Но это, как говорится, морально-нравственная сторона последствий преступной беспечности, разгильдяйства тех, кто умудрился взорвать четвертый блок. Не менее страшные последствия - медицинские, о которых в упомянутом докладе ООН почему-то пишется походя, сводя их к "фаталистическим настроениям", вызванным скорее "психосоматическими причинами, нежели радиацией".
- Говорить так, - жестко подчеркнул в разговоре со мной Виктор Баламут, начальник "чернобыльского" управления черниговской облгосадминистрации, - не только цинично, но и кощунственно по отношению к пострадавшим. Ведь в одной лишь нашей области насчитывается нынче более 14 тысяч оставшихся в живых участников ликвидации аварии. Из них более тысячи человек признаны инвалидами. А всего их по стране более 90 тысяч. А сколько их, царство им небесное, уже ушло из жизни за 15 лет? Проще всего назвать их "фаталистами"...
По словам Любови Соломай и Василия Дидовца, председателей Губичского и Неданьчичского сельсоветов Репкинского района, в последние годы "люди мрут словно мухи". Особенно молодые. Диагноз - рак, инфаркт. В Брагинском районе 40 процентам детей, родившихся после аварии на ЧАЭС, сделана операция по ликвидации злокачественных опухолей щитовидной железы. "Йодный удар", который ощутили на себе в первые месяцы после трагедии миллионы украинцев, белорусов и россиян, увеличил в этих странах число заболеваний " щитовидки" в 20-60 раз!
Упреждающих мер в свое время не было принято. Ситуацию усугубляет общая для всех тенденция: повсеместно, из года в год идет последовательное сворачивание чернобыльских программ. На социальные нужды, связанные с последствиями Чернобыля, Киев, к примеру, на нынешний год выделил лишь 27 процентов того, что предусмотрено соответствующими законами. Стоит ли удивляться высокой смертности в Украине, уменьшению населения на три миллиона (!) человек за 10 лет независимости?
А кто сегодня может сказать, какие последствия на генетическом уровне ждут нацию при таком наплевательском отношении к пострадавшим?
Есть тут и другие нюансы. Если до аварии на ЧАЭС бывший Союз был отгорожен от Западной Европы "железным занавесом", то сегодня идет массовая миграция. В одном лишь Израиле около трех миллионов выходцев из Украины, Белоруссии и России. А сколько наших соотечественников живет сегодня в Америке, Испании, Италии...

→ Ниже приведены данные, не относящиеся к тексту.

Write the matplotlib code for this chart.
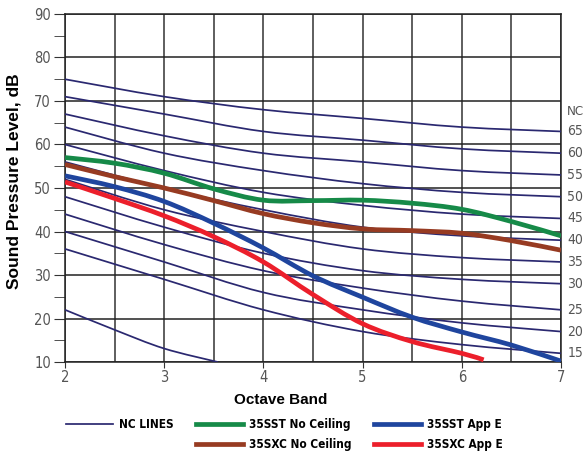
import numpy as np
import matplotlib
matplotlib.use("Agg")
import matplotlib.pyplot as plt
from matplotlib.path import Path
from matplotlib.patches import PathPatch
from matplotlib.lines import Line2D

# ── Data ───────────────────────────────────────────────────────────────────────
bands = [2, 3, 4, 5, 6, 7]
nc_levels = [65, 60, 55, 50, 45, 40, 35, 30, 25, 20, 15]
nc_curves = [
    [75, 71, 68, 66, 64, 63],
    [71, 67, 63, 61, 59, 58],
    [67, 62, 58, 56, 54, 53],
    [64, 58, 54, 51, 49, 48],
    [60, 54, 49, 46, 44, 43],
    [56, 50, 45, 41, 39, 38],
    [52, 45, 40, 36, 34, 33],
    [48, 41, 35, 31, 29, 28],
    [44, 37, 31, 27, 24, 22],
    [40, 33, 26, 22, 19, 17],
    [36, 29, 22, 17, 14, 12],
]
extra_x = [2, 2.5, 3, 3.54]
extra_y = [22, 17.4, 13.1, 10]

half_bands = [2, 2.5, 3, 3.5, 4, 4.5, 5, 5.5, 6, 6.5, 7]
sst_no_ceiling = [57, 55.7, 53.4, 49.8, 47.2, 47.1, 47.2, 46.5, 45.1, 42.3, 39.0]
sxc_no_ceiling = [55.4, 52.6, 50.0, 47.1, 44.1, 42.0, 40.6, 40.2, 39.6, 37.9, 35.7]
sst_app_e = [52.8, 50.3, 46.9, 41.9, 36.2, 29.8, 24.9, 20.3, 16.9, 13.9, 10.2]
sxc_x = [2, 2.5, 3, 3.5, 4, 4.5, 5, 5.5, 6, 6.22]
sxc_app_e = [51.4, 47.6, 43.6, 38.8, 33.0, 25.5, 18.8, 14.7, 12.0, 10.5]

NC_COLOR = "#2a2870"
GREEN = "#168a48"
BROWN = "#973b22"
BLUE = "#1f459e"
RED = "#ec1f2b"
GRAY = "#555555"
NARROW = dict(family="DejaVu Sans", stretch="condensed")


def smooth(ax, x, y, color, lw, z):
    # draw a smooth curve through the read points (Catmull-Rom as bezier)
    pts = np.column_stack([x, y]).astype(float)
    n = len(pts)
    verts = [pts[0]]
    codes = [Path.MOVETO]
    for i in range(n - 1):
        p0 = pts[i - 1] if i > 0 else pts[i]
        p1, p2 = pts[i], pts[i + 1]
        p3 = pts[i + 2] if i + 2 < n else pts[i + 1]
        verts += [p1 + (p2 - p0) / 6, p2 - (p3 - p1) / 6, p2]
        codes += [Path.CURVE4] * 3
    ax.add_patch(PathPatch(Path(verts, codes), facecolor="none", edgecolor=color,
                           lw=lw, capstyle="butt", zorder=z))


fig = plt.figure(figsize=(5.83, 4.51), dpi=100)
ax = fig.add_axes([0.1115, 0.1973, 0.8508, 0.7717])

ax.set_xlim(2, 7)
ax.set_ylim(10, 90)
ax.set_xticks(bands)
ax.set_xticks(np.arange(2, 7.01, 0.5), minor=True)
ax.set_yticks(np.arange(10, 91, 10))
ax.set_yticks(np.arange(15, 90, 10), minor=True)
ax.grid(True, which="major", axis="y", color="#222222", lw=1.1, zorder=0)
ax.grid(True, which="both", axis="x", color="#333333", lw=1.1, zorder=0)
ax.tick_params(axis="x", which="minor", length=0)
ax.tick_params(axis="x", which="major", length=4, color="#333333", labelcolor=GRAY,
               labelsize=10.5, pad=2)
ax.tick_params(axis="y", which="both", length=8, color="#333333", labelcolor=GRAY,
               labelsize=10.5, pad=2)
for lbl in ax.get_xticklabels() + ax.get_yticklabels():
    lbl.set_family(NARROW["family"])
    lbl.set_stretch(NARROW["stretch"])
for s in ax.spines.values():
    s.set_color("#222222")
    s.set_linewidth(1.1)

for vals in nc_curves:
    smooth(ax, bands, vals, NC_COLOR, 1.25, 3)
smooth(ax, extra_x, extra_y, NC_COLOR, 1.25, 3)

smooth(ax, half_bands, sst_no_ceiling, GREEN, 3.4, 4)
smooth(ax, half_bands, sxc_no_ceiling, BROWN, 3.4, 4)
smooth(ax, half_bands, sst_app_e, BLUE, 3.4, 4)
smooth(ax, sxc_x, sxc_app_e, RED, 3.4, 4)

# NC labels on the right
ax.text(7.06, 67.6, "NC", color=GRAY, fontsize=9.5, va="center", ha="left", **NARROW)
for lvl, vals in zip(nc_levels, nc_curves):
    ax.text(7.065, vals[-1], str(lvl), color=GRAY, fontsize=10, va="center", ha="left",
            **NARROW)

ax.set_ylabel("Sound Pressure Level, dB", fontsize=12.5, fontweight="bold",
              family="Liberation Sans")
ax.yaxis.set_label_coords(-0.088, 0.52)
ax.set_xlabel("Octave Band", fontsize=11, fontweight="bold", family="Liberation Sans")
ax.xaxis.set_label_coords(0.435, -0.088)

handles = [
    Line2D([], [], color=NC_COLOR, lw=1.25),
    Line2D([], [], color="none", lw=0),
    Line2D([], [], color=GREEN, lw=3.4),
    Line2D([], [], color=BROWN, lw=3.4),
    Line2D([], [], color=BLUE, lw=3.4),
    Line2D([], [], color=RED, lw=3.4),
]
labels = ["NC LINES", "", "35SST No Ceiling", "35SXC No Ceiling",
          "35SST App E", "35SXC App E"]
fig.legend(handles, labels, ncol=3, loc="center", bbox_to_anchor=(0.488, 0.037),
           frameon=False, handlelength=4.0, handletextpad=0.5, columnspacing=1.9,
           labelspacing=0.6, borderpad=0.2,
           prop={"family": "DejaVu Sans", "stretch": "condensed", "weight": "bold",
                 "size": 8.5})

fig.savefig("out.png", dpi=100)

...Когда я возвращался с Брянщины к украинскому пограничному переходу "Слынковка", сыпал густой, мокрый снег. Может, поэтому картина увиденного и услышанного в ходе многочисленных встреч с заложниками радиации воспринималась еще более безысходной? Может, поэтому памятник "трем сестрам" - несуществующим нынче РСФСР, БССР и УССР, стоящий в самом центре "бермудского треугольника", на границе новых, суверенных держав, смотрелся как что-то тревожно-призрачное. Эти три величественные стелы из белого мрамора, взметнувшиеся в серое небо, виделись не только символом дружбы славянских народов, но и горьким знаком общей беды.